I was contemplating on whether or not to post this recipe because I have no idea if I like it enough to bake again. It definitely does not taste bad and is super moist. I believe pumpkin lovers will enjoy this.
Ingredients – Pumpkin
2 cups all-purpose flour
1 tsp baking powder
1 tsp baking soda
dash of cinnamon (and ginger, nutmeg)
dash of salt
1 cup sugar
1-15 oz can pumpkin puree
1 stick butter
dash of vanilla extract
Ingredients – Streusel
2 tbsp butter (room temperature)
1/4 cup sugar
1/4 cup flour
dash of cinnamon
- Melt butter and set aside.
- In a large bowl, combine flour, powder, soda, cinnamon, (ginger, nutmeg), salt, and sugar.

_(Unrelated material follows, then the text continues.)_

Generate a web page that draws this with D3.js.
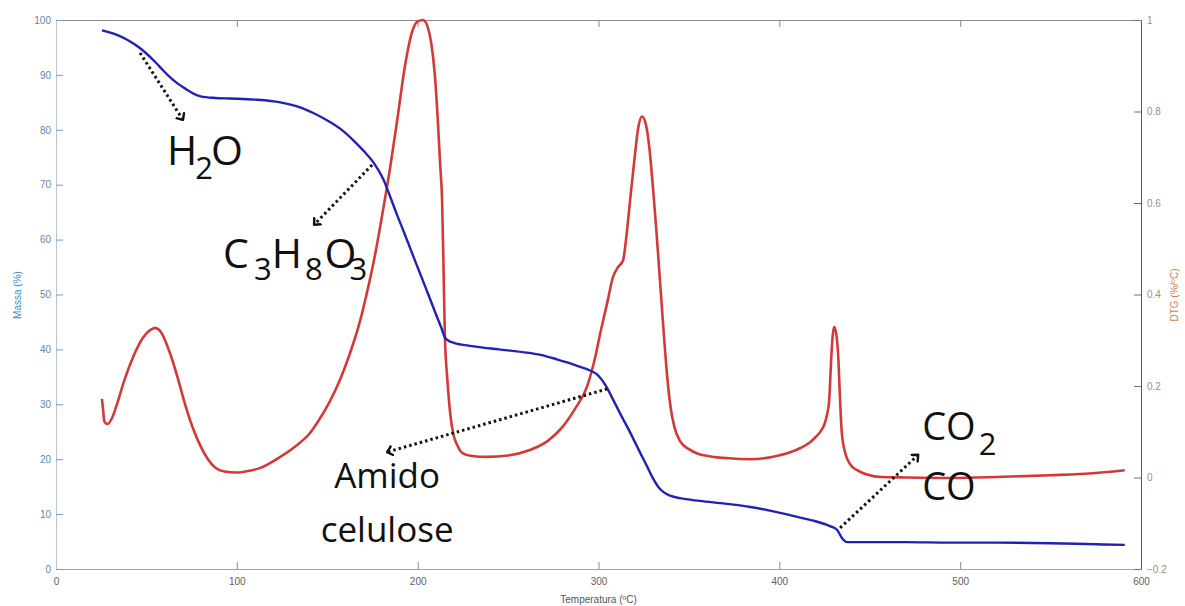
<!DOCTYPE html>
<html>
<head>
<meta charset="utf-8">
<script src="https://cdn.jsdelivr.net/npm/d3@7"></script>
<style>
  html, body { margin: 0; padding: 0; background: #fff; }
  svg { display: block; }
  .tick text { font-family: "Liberation Sans", Arial, sans-serif; font-size: 10px; }
  .ann { font-family: "Open Sans", sans-serif; fill: #111; }
</style>
</head>
<body>
<svg id="chart" width="1185" height="606"></svg>
<script>
// Temperature (ºC) and residual mass (%) – TGA curve
const massTemp = [25.4, 30, 35, 41, 46, 50, 55, 59, 63, 67,
  72, 76, 80, 88, 96, 110, 124, 135, 142, 150,
  158.7, 165, 170, 175, 178, 181, 184.7, 188.6, 192, 196,
  201, 206, 210, 213, 215, 217.5, 220, 230, 245, 258,
  268, 277, 284, 290, 295, 299, 304, 308, 312, 317,
  320, 323, 327, 330, 333, 336, 340, 345, 356, 370,
  384, 398, 411, 420, 428, 432, 434.7, 437.5, 445, 470,
  494, 520, 550, 575, 591];
const massValues = [98.1, 97.7, 97.1, 96.1, 95.0, 93.9, 92.3, 90.9, 89.6, 88.5,
  87.4, 86.6, 86.1, 85.8, 85.7, 85.5, 85.0, 84.1, 83.1, 81.7,
  79.8, 77.9, 76.2, 74.3, 72.8, 71.0, 67.9, 64.5, 61.7, 58.3,
  54.1, 49.9, 46.5, 44.0, 42.2, 41.5, 41.2, 40.6, 40.0, 39.5,
  39.0, 38.2, 37.5, 36.8, 36.2, 35.5, 33.4, 30.9, 28.3, 25.2,
  23.2, 21.2, 18.6, 16.6, 15.0, 14.0, 13.3, 12.9, 12.4, 11.9,
  11.3, 10.4, 9.4, 8.7, 7.8, 7.1, 5.6, 4.9, 4.9, 4.9,
  4.8, 4.8, 4.7, 4.5, 4.4];

// Temperature (ºC) and derivative mass loss (%/ºC) – DTG curve
const dtgTemp = [25.4, 26, 26.8, 28.5, 31, 33.7, 38, 42.6, 48, 52,
  54.8, 58, 63, 67, 71, 76, 80, 84, 88, 93,
  100, 106, 113, 124, 133, 140, 145, 151, 157, 162,
  168, 172, 176.4, 180, 185, 189, 193, 197, 200, 203,
  205.5, 207.5, 209.5, 211, 212.5, 213.5, 214.3, 215, 216.5, 218,
  219.6, 222, 224.6, 230, 238, 250, 262, 272, 280, 287,
  293.6, 298, 301, 305, 308, 310.5, 313.6, 315.5, 317.5, 320,
  322, 324, 326, 328, 330, 332, 334, 336, 338, 340,
  342, 345, 350, 355, 362, 372, 384, 396, 406, 412,
  417, 420, 423, 425, 426.5, 427.6, 428.7, 429.5, 430.3, 431.2,
  432.5, 433.6, 434.5, 436.4, 439, 443, 449, 456, 470, 494.5,
  520, 550, 575, 591];
const dtgValues = [0.172, 0.150, 0.122, 0.117, 0.130, 0.160, 0.215, 0.263, 0.305, 0.322,
  0.327, 0.318, 0.272, 0.222, 0.165, 0.105, 0.068, 0.040, 0.022, 0.013,
  0.011, 0.014, 0.021, 0.045, 0.070, 0.095, 0.123, 0.163, 0.213, 0.265,
  0.340, 0.405, 0.486, 0.565, 0.683, 0.790, 0.900, 0.975, 0.997, 1.000,
  0.985, 0.950, 0.880, 0.790, 0.680, 0.607, 0.460, 0.316, 0.210, 0.140,
  0.097, 0.070, 0.054, 0.047, 0.045, 0.048, 0.060, 0.080, 0.110, 0.150,
  0.198, 0.260, 0.316, 0.385, 0.438, 0.458, 0.475, 0.530, 0.607, 0.700,
  0.765, 0.789, 0.775, 0.725, 0.640, 0.540, 0.430, 0.320, 0.220, 0.150,
  0.110, 0.080, 0.062, 0.052, 0.046, 0.042, 0.040, 0.045, 0.055, 0.065,
  0.077, 0.088, 0.102, 0.117, 0.140, 0.170, 0.260, 0.310, 0.329, 0.320,
  0.270, 0.169, 0.100, 0.054, 0.030, 0.016, 0.006, 0.001, 0.000, -0.001,
  0.001, 0.005, 0.010, 0.016];

// Axis ticks
const tempTicks = [0, 100, 200, 300, 400, 500, 600];
const massTicks = [0, 10, 20, 30, 40, 50, 60, 70, 80, 90, 100];
const dtgTicks = [-0.2, 0, 0.2, 0.4, 0.6, 0.8, 1];

// Arrows [T0, mass0, T1, mass1] in data units (arrowhead at the second point)
const arrows = [
  [46.5, 94.0, 70.2, 81.8],
  [174.8, 73.6, 142.7, 62.7],
  [304.8, 32.8, 183.1, 21.3],
  [433.6, 7.5, 476.8, 20.8]
];

const svg = d3.select("#chart");
const plotLeft = 56, plotRight = 1141, plotTop = 20, plotBottom = 569;

const x = d3.scaleLinear().domain([0, 600]).range([plotLeft, plotRight]);
const yMass = d3.scaleLinear().domain([0, 100]).range([plotBottom, plotTop]);
const yDtg = d3.scaleLinear().domain([-0.2, 1]).range([plotBottom, plotTop]);

// Axes (ticks point inward, box around the plot)
const fmt = d3.format("");
const gTop = svg.append("g").attr("transform", `translate(0,${plotTop})`)
  .call(d3.axisTop(x).tickValues(tempTicks).tickSize(-7).tickSizeOuter(0).tickFormat(""));
gTop.select(".domain").attr("stroke", "#8a8a8a");
gTop.selectAll(".tick line").attr("stroke", "#8a8a8a");

const gBottom = svg.append("g").attr("transform", `translate(0,${plotBottom})`)
  .call(d3.axisBottom(x).tickValues(tempTicks).tickSize(-7).tickSizeOuter(0).tickPadding(9).tickFormat(fmt));
gBottom.select(".domain").attr("stroke", "#a0a0a0");
gBottom.selectAll(".tick line").attr("stroke", "#8a8a8a");
gBottom.selectAll(".tick text").attr("fill", "#606060");

const gLeft = svg.append("g").attr("transform", `translate(${plotLeft},0)`)
  .call(d3.axisLeft(yMass).tickValues(massTicks).tickSize(-7).tickSizeOuter(0).tickPadding(5).tickFormat(fmt));
gLeft.select(".domain").attr("stroke", "#b8c8d4");
gLeft.selectAll(".tick line").attr("stroke", "#7d9bb3");
gLeft.selectAll(".tick text").attr("fill", "#5f88a8");

const gRight = svg.append("g").attr("transform", `translate(${plotRight},0)`)
  .call(d3.axisRight(yDtg).tickValues(dtgTicks).tickSize(-7).tickSizeOuter(0).tickPadding(6).tickFormat(d3.format("")));
gRight.select(".domain").attr("stroke", "#5a5a5a");
gRight.selectAll(".tick line").attr("stroke", "#707070");
gRight.selectAll(".tick text").attr("fill", "#a88a78");

// Axis titles
svg.append("text")
  .attr("transform", "translate(21,295) rotate(-90)")
  .attr("text-anchor", "middle")
  .style("font-family", "Liberation Sans, Arial, sans-serif").style("font-size", "10px")
  .attr("fill", "#3a8cc8").text("Massa (%)");
svg.append("text")
  .attr("transform", "translate(1178,295) rotate(-90)")
  .attr("text-anchor", "middle")
  .style("font-family", "Liberation Sans, Arial, sans-serif").style("font-size", "10px")
  .attr("fill", "#cf7f4c").text("DTG (%/ºC)");
svg.append("text")
  .attr("x", (plotLeft + plotRight) / 2).attr("y", 603)
  .attr("text-anchor", "middle")
  .style("font-family", "Liberation Sans, Arial, sans-serif").style("font-size", "10px")
  .attr("fill", "#555").text("Temperatura (ºC)");

// Curves
const massLine = d3.line().curve(d3.curveMonotoneX)
  .x((d, i) => x(massTemp[i])).y(d => yMass(d));
const dtgLine = d3.line().curve(d3.curveMonotoneX)
  .x((d, i) => x(dtgTemp[i])).y(d => yDtg(d));

svg.append("path").datum(dtgValues)
  .attr("d", dtgLine).attr("fill", "none")
  .attr("stroke", "#d23a3a").attr("stroke-width", 2.6).attr("stroke-linejoin", "round");
svg.append("path").datum(massValues)
  .attr("d", massLine).attr("fill", "none")
  .attr("stroke", "#2222b2").attr("stroke-width", 2.4).attr("stroke-linejoin", "round");

// Arrowhead marker
svg.append("defs").append("marker")
  .attr("id", "head").attr("viewBox", "-6 -6 12 12")
  .attr("refX", 0).attr("refY", 0)
  .attr("markerWidth", 12).attr("markerHeight", 12)
  .attr("markerUnits", "userSpaceOnUse")
  .attr("orient", "auto")
  .append("path").attr("d", "M-5,-4.5 L0,0 L-5,4.5")
  .attr("fill", "none").attr("stroke", "#111").attr("stroke-width", 2.4)
  .attr("stroke-linecap", "round").attr("stroke-linejoin", "round");

svg.append("g").selectAll("line").data(arrows).join("line")
  .attr("x1", d => x(d[0])).attr("y1", d => yMass(d[1]))
  .attr("x2", d => x(d[2])).attr("y2", d => yMass(d[3]))
  .attr("stroke", "#111").attr("stroke-width", 3)
  .attr("stroke-dasharray", "2.5,3")
  .attr("marker-end", "url(#head)");

// Chemical labels
function formula(tx, tm, size, parts) {
  const t = svg.append("text").attr("class", "ann")
    .attr("x", x(tx)).attr("y", yMass(tm)).style("font-size", size + "px");
  parts.forEach(p => {
    t.append("tspan").text(p.s)
      .style("font-size", (p.sub ? p.sub : size) + "px")
      .attr("dx", p.dx || 0).attr("dy", p.dy || 0);
  });
}
formula(61.4, 73.6, 41, [
  {s: "H"}, {s: "2", sub: 31, dx: -2, dy: 14}, {s: "O", dx: -2, dy: -14}
]);
formula(92.4, 54.8, 41, [
  {s: "C"}, {s: "3", sub: 31, dx: 5, dy: 12}, {s: "H", dy: -12},
  {s: "8", sub: 31, dx: 3, dy: 12}, {s: "O", dx: 2, dy: -12},
  {s: "3", sub: 31, dx: -7, dy: 12}
]);
formula(479, 23.5, 38, [
  {s: "CO"}, {s: "2", sub: 31, dx: 3, dy: 15}
]);
formula(479, 12.6, 38, [{s: "CO"}]);

svg.append("text").attr("class", "ann").attr("text-anchor", "middle")
  .attr("x", x(183.1)).attr("y", yMass(14.75)).style("font-size", "35px").text("Amido");
svg.append("text").attr("class", "ann").attr("text-anchor", "middle")
  .attr("x", x(183.1)).attr("y", yMass(4.9)).style("font-size", "35px").text("celulose");
</script>
</body>
</html>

- In a medium bowl, mix pumpkin, butter, eggs, and vanilla. Pour mixture into the flour mixture and fold until well combined.
- Fill 3/4 of paper liners with batter.
- Use a fork to combine all ingredients until crumble forms. Sprinkle on top of the batter that is in the paper liners.
350F, bake for 20 mins, 15 muffins.
Make sure to not overfill the liners because the muffins “puff up.” When they do, you want the shape to remain in the liners so that the streusel topping stays in place.
– There will be extra of the streusel topping.
– I would prefer to use this recipe as the streusel topping instead. Since it does make a lot of the “streusel topping,” you can possibly save for later use.